Key Experimental Results¶
Main Results — T2I-CompBench++¶
| Method | Color↑ | Shape↑ | 2D-Spatial↑ | Numeracy↑ | Complex↑ |
|---|---|---|---|---|---|
| SD 2.1 | 0.507 | 0.422 | 0.134 | 0.458 | 0.339 |
| SD 2.1 + AE | 0.640 | 0.452 | 0.146 | 0.477 | 0.340 |
| SD 2.1 + GORS | 0.643 | 0.486 | 0.178 | 0.486 | 0.337 |
| SD 2.1 + CTCal | 0.723 | 0.515 | 0.214 | 0.508 | 0.340 |
| SD 3 (2B) | 0.813 | 0.589 | 0.320 | 0.617 | 0.377 |
| SD 3 + CTCal | 0.844 | 0.597 | 0.348 | 0.629 | 0.381 |
GenEval¶
| Method | Overall↑ | Two Object↑ | Counting↑ | Colors↑ | Position↑ |
|---|---|---|---|---|---|
| SD 3 (2B) | 0.62 | 0.74 | 0.63 | 0.67 | 0.34 |
| SD 3 + CTCal | 0.69 | 0.85 | 0.70 | 0.79 | 0.38 |
Ablation Study¶
| Configuration | Color↑ | 2D-Spatial↑ | Description |
|---|---|---|---|
| SD 2.1 + GORS Baseline | 0.643 | 0.178 | - |
| + Naive full token constraint (a) | 0.629 (-2.2%) | 0.169 (-4.6%) | Performance decrease! |
| + Noun selection (b) | Sig. Improve | Sig. Improve | Noun selection is vital |
| + Pixel+Semantic (c) | Sig. Improve | Sig. Improve | Joint optimization works |
| + Response alignment (d) | Sig. Improve | Sig. Improve | Subject balance helps |
| + Adaptive weighting (e) | Optimal | Optimal | Full CTCal |
Key Findings¶
- Noun selection is the most critical design—unconstrained alignment of all tokens harms performance.

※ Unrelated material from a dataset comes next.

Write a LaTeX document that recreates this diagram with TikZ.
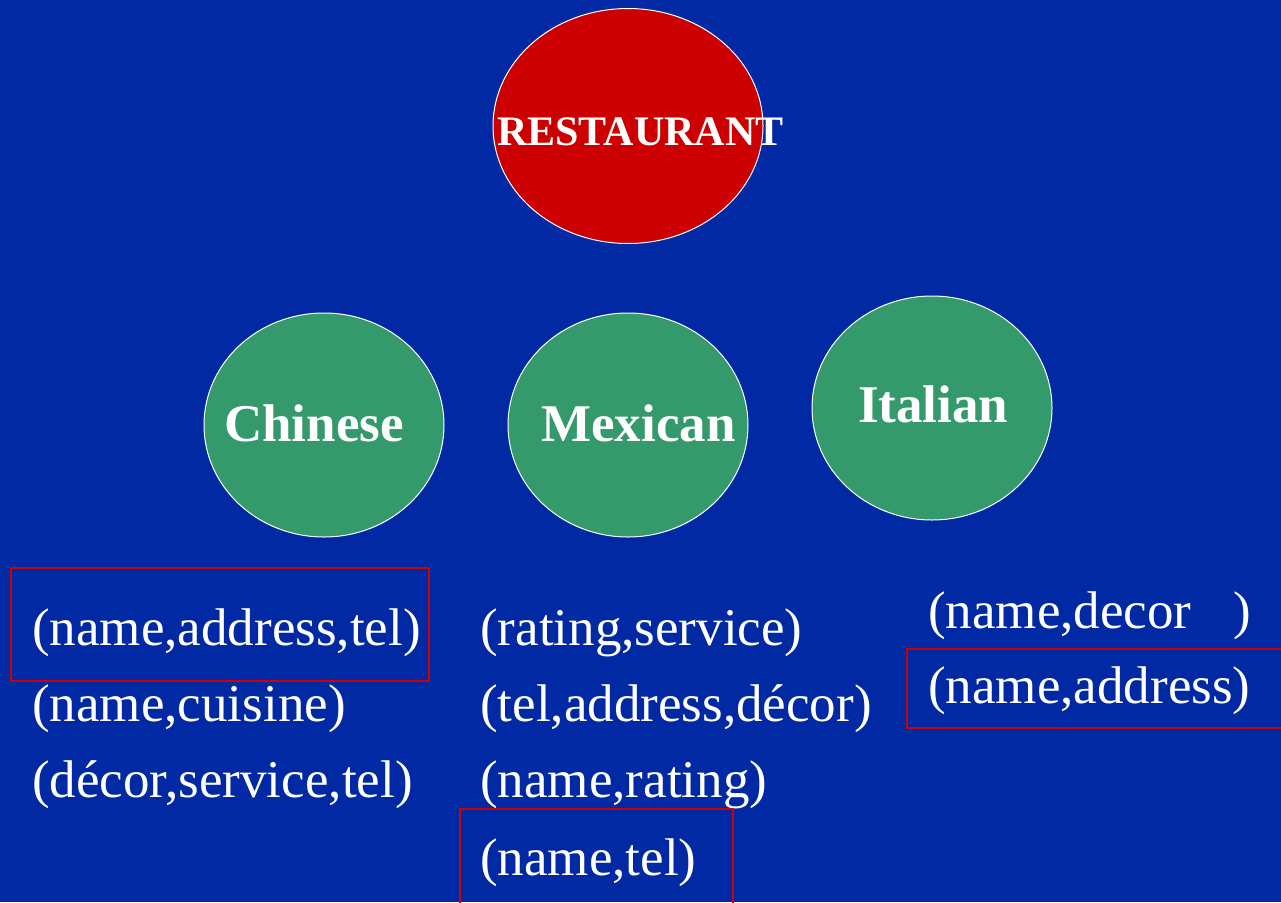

- CTCal is effective for both UNet-based SD 2.1 and MM-DiT-based SD 3, demonstrating universality.
- User studies show overwhelming preference for CTCal (SD 2.1: 76.67%, SD 3: 54.17%).
Highlights & Insights¶
- Training Phase Perspective: Unlike inference-time optimization, CTCal addresses alignment during training, providing lasting effects without inference overhead.
- Self-Supervised Paradigm: The model teaches its noisier self using its own low-noise output, requiring no additional labels or teacher models.
- Model Agnostic: Compatible with both U-Net (SD 2.1) and Transformer (SD 3) architectures.
Limitations & Future Work¶
- Training data construction relies on reward-driven sampling, which is computationally expensive.
- LoRA is used for fine-tuning; the effects of full fine-tuning remain unexplored.
- Noun selection depends on POS tagging tools, with unknown applicability to non-English prompts.
Related Work & Insights¶
- Inference-time methods like Attend-and-Excite inspired the focus on cross-attention, but CTCal solves the problem more elegantly at the training stage.
- GORS's reward-driven data selection provides a foundation upon which CTCal adds explicit alignment supervision.
Rating¶
- Novelty: ⭐⭐⭐⭐⭐ Cross-timestep self-calibration is a novel and elegant idea.
- Experimental Thoroughness: ⭐⭐⭐⭐⭐ Validated across benchmarks, two model architectures (SD 2.1/SD 3), and user studies.
- Writing Quality: ⭐⭐⭐⭐⭐ Logical flow from observation to design to verification.
- Value: ⭐⭐⭐⭐⭐ Offers substantial improvement for T2I text-image alignment.